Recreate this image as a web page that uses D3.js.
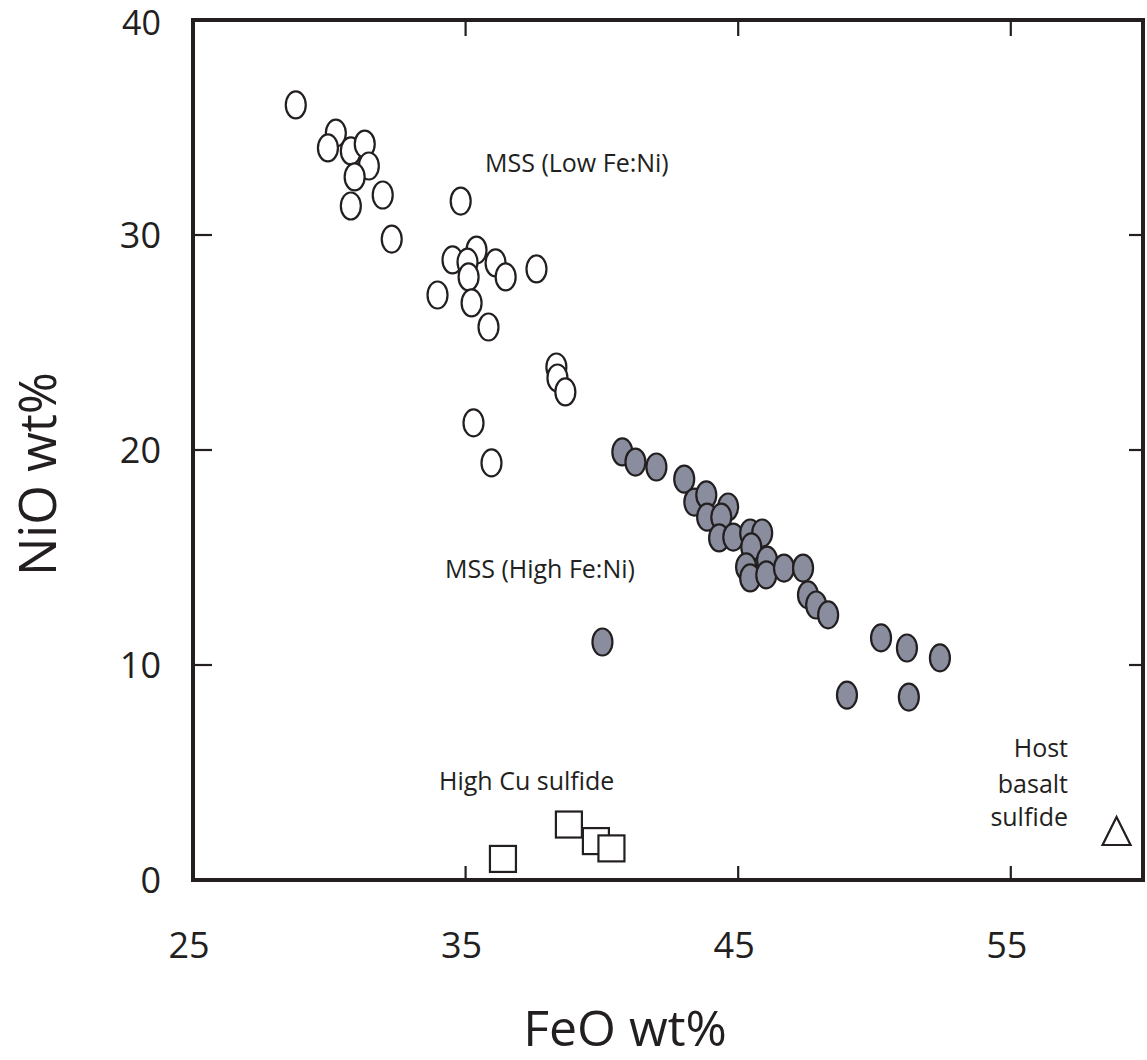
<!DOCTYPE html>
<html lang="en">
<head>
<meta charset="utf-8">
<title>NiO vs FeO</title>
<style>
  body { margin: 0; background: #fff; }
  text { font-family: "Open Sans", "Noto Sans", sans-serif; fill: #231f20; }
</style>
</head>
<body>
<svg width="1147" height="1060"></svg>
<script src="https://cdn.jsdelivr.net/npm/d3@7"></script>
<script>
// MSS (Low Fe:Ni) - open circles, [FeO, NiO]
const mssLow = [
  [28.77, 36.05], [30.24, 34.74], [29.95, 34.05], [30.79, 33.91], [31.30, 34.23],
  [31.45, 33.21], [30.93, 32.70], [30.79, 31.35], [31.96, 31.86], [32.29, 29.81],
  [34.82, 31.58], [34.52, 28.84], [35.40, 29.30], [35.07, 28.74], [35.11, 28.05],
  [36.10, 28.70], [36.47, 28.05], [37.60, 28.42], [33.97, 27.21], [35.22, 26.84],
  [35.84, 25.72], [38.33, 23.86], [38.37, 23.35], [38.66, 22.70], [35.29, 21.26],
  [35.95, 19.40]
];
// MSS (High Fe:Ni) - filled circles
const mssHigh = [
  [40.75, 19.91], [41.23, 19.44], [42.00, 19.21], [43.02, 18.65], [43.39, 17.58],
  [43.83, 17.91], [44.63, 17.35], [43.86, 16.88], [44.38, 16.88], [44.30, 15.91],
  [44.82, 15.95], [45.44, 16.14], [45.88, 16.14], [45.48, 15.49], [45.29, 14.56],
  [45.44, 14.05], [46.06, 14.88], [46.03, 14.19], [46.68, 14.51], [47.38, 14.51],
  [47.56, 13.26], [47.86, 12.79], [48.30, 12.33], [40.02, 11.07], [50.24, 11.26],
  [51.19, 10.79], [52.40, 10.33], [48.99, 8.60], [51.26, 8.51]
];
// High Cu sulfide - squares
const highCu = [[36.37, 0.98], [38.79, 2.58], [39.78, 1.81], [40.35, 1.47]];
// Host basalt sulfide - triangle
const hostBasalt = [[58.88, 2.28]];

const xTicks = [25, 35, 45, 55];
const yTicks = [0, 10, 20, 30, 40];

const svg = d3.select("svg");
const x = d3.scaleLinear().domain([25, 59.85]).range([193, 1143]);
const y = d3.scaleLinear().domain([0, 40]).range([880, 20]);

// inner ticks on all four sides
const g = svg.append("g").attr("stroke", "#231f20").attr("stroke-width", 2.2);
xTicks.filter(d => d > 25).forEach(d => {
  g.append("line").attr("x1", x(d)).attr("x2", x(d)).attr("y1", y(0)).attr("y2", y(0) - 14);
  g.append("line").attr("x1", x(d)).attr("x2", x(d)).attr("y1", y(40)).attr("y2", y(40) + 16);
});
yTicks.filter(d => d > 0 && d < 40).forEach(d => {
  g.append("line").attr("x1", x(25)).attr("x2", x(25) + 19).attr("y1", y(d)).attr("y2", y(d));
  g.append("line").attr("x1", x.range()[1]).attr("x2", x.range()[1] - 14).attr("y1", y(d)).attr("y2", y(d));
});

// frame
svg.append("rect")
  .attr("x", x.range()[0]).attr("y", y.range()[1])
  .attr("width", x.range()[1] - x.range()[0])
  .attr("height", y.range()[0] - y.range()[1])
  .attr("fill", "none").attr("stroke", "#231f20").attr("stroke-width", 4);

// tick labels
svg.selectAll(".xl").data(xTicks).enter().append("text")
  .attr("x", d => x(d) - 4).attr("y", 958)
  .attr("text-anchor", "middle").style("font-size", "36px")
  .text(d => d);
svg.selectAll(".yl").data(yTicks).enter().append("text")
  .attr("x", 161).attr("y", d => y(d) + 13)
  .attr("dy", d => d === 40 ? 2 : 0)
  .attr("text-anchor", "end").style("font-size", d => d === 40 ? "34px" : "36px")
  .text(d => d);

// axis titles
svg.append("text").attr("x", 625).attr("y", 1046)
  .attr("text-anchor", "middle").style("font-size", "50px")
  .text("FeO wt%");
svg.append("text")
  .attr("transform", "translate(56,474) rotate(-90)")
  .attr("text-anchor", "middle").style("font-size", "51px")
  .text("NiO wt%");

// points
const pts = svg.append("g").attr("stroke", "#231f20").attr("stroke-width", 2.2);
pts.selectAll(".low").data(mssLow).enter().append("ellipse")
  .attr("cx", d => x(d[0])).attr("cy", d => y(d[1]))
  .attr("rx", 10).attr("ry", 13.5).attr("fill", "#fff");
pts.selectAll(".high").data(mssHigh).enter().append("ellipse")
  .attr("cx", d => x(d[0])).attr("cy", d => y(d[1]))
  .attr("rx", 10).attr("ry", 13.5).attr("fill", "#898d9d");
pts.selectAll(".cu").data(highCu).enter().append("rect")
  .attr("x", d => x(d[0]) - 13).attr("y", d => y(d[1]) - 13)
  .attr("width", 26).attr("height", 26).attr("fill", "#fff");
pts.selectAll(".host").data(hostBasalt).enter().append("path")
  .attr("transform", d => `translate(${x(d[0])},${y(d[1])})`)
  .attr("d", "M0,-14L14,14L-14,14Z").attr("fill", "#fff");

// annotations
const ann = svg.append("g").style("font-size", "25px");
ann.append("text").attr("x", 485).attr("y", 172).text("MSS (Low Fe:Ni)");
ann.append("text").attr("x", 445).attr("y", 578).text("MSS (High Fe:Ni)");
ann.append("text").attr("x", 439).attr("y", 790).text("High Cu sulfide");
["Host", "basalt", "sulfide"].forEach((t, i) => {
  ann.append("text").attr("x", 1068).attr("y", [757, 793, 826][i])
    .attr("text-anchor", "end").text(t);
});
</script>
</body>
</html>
· · ·
WHAT YOU ARE ASKED TO DO: Each line of the data should be quoted exactly, with pictures left out.

OUTPUT OF THE EXERCISE:
Recreate this image as a web page that uses D3.js.
<!DOCTYPE html>
<html lang="en">
<head>
<meta charset="utf-8">
<title>NiO vs FeO</title>
<style>
  body { margin: 0; background: #fff; }
  text { font-family: "Open Sans", "Noto Sans", sans-serif; fill: #231f20; }
</style>
</head>
<body>
<svg width="1147" height="1060"></svg>
<script src="https://cdn.jsdelivr.net/npm/d3@7"></script>
<script>
// MSS (Low Fe:Ni) - open circles, [FeO, NiO]
const mssLow = [
  [28.77, 36.05], [30.24, 34.74], [29.95, 34.05], [30.79, 33.91], [31.30, 34.23],
  [31.45, 33.21], [30.93, 32.70], [30.79, 31.35], [31.96, 31.86], [32.29, 29.81],
  [34.82, 31.58], [34.52, 28.84], [35.40, 29.30], [35.07, 28.74], [35.11, 28.05],
  [36.10, 28.70], [36.47, 28.05], [37.60, 28.42], [33.97, 27.21], [35.22, 26.84],
  [35.84, 25.72], [38.33, 23.86], [38.37, 23.35], [38.66, 22.70], [35.29, 21.26],
  [35.95, 19.40]
];
// MSS (High Fe:Ni) - filled circles
const mssHigh = [
  [40.75, 19.91], [41.23, 19.44], [42.00, 19.21], [43.02, 18.65], [43.39, 17.58],
  [43.83, 17.91], [44.63, 17.35], [43.86, 16.88], [44.38, 16.88], [44.30, 15.91],
  [44.82, 15.95], [45.44, 16.14], [45.88, 16.14], [45.48, 15.49], [45.29, 14.56],
  [45.44, 14.05], [46.06, 14.88], [46.03, 14.19], [46.68, 14.51], [47.38, 14.51],
  [47.56, 13.26], [47.86, 12.79], [48.30, 12.33], [40.02, 11.07], [50.24, 11.26],
  [51.19, 10.79], [52.40, 10.33], [48.99, 8.60], [51.26, 8.51]
];
// High Cu sulfide - squares
const highCu = [[36.37, 0.98], [38.79, 2.58], [39.78, 1.81], [40.35, 1.47]];
// Host basalt sulfide - triangle
const hostBasalt = [[58.88, 2.28]];

const xTicks = [25, 35, 45, 55];
const yTicks = [0, 10, 20, 30, 40];

const svg = d3.select("svg");
const x = d3.scaleLinear().domain([25, 59.85]).range([193, 1143]);
const y = d3.scaleLinear().domain([0, 40]).range([880, 20]);

// inner ticks on all four sides
const g = svg.append("g").attr("stroke", "#231f20").attr("stroke-width", 2.2);
xTicks.filter(d => d > 25).forEach(d => {
  g.append("line").attr("x1", x(d)).attr("x2", x(d)).attr("y1", y(0)).attr("y2", y(0) - 14);
  g.append("line").attr("x1", x(d)).attr("x2", x(d)).attr("y1", y(40)).attr("y2", y(40) + 16);
});
yTicks.filter(d => d > 0 && d < 40).forEach(d => {
  g.append("line").attr("x1", x(25)).attr("x2", x(25) + 19).attr("y1", y(d)).attr("y2", y(d));
  g.append("line").attr("x1", x.range()[1]).attr("x2", x.range()[1] - 14).attr("y1", y(d)).attr("y2", y(d));
});

// frame
svg.append("rect")
  .attr("x", x.range()[0]).attr("y", y.range()[1])
  .attr("width", x.range()[1] - x.range()[0])
  .attr("height", y.range()[0] - y.range()[1])
  .attr("fill", "none").attr("stroke", "#231f20").attr("stroke-width", 4);

// tick labels
svg.selectAll(".xl").data(xTicks).enter().append("text")
  .attr("x", d => x(d) - 4).attr("y", 958)
  .attr("text-anchor", "middle").style("font-size", "36px")
  .text(d => d);
svg.selectAll(".yl").data(yTicks).enter().append("text")
  .attr("x", 161).attr("y", d => y(d) + 13)
  .attr("dy", d => d === 40 ? 2 : 0)
  .attr("text-anchor", "end").style("font-size", d => d === 40 ? "34px" : "36px")
  .text(d => d);

// axis titles
svg.append("text").attr("x", 625).attr("y", 1046)
  .attr("text-anchor", "middle").style("font-size", "50px")
  .text("FeO wt%");
svg.append("text")
  .attr("transform", "translate(56,474) rotate(-90)")
  .attr("text-anchor", "middle").style("font-size", "51px")
  .text("NiO wt%");

// points
const pts = svg.append("g").attr("stroke", "#231f20").attr("stroke-width", 2.2);
pts.selectAll(".low").data(mssLow).enter().append("ellipse")
  .attr("cx", d => x(d[0])).attr("cy", d => y(d[1]))
  .attr("rx", 10).attr("ry", 13.5).attr("fill", "#fff");
pts.selectAll(".high").data(mssHigh).enter().append("ellipse")
  .attr("cx", d => x(d[0])).attr("cy", d => y(d[1]))
  .attr("rx", 10).attr("ry", 13.5).attr("fill", "#898d9d");
pts.selectAll(".cu").data(highCu).enter().append("rect")
  .attr("x", d => x(d[0]) - 13).attr("y", d => y(d[1]) - 13)
  .attr("width", 26).attr("height", 26).attr("fill", "#fff");
pts.selectAll(".host").data(hostBasalt).enter().append("path")
  .attr("transform", d => `translate(${x(d[0])},${y(d[1])})`)
  .attr("d", "M0,-14L14,14L-14,14Z").attr("fill", "#fff");

// annotations
const ann = svg.append("g").style("font-size", "25px");
ann.append("text").attr("x", 485).attr("y", 172).text("MSS (Low Fe:Ni)");
ann.append("text").attr("x", 445).attr("y", 578).text("MSS (High Fe:Ni)");
ann.append("text").attr("x", 439).attr("y", 790).text("High Cu sulfide");
["Host", "basalt", "sulfide"].forEach((t, i) => {
  ann.append("text").attr("x", 1068).attr("y", [757, 793, 826][i])
    .attr("text-anchor", "end").text(t);
});
</script>
</body>
</html>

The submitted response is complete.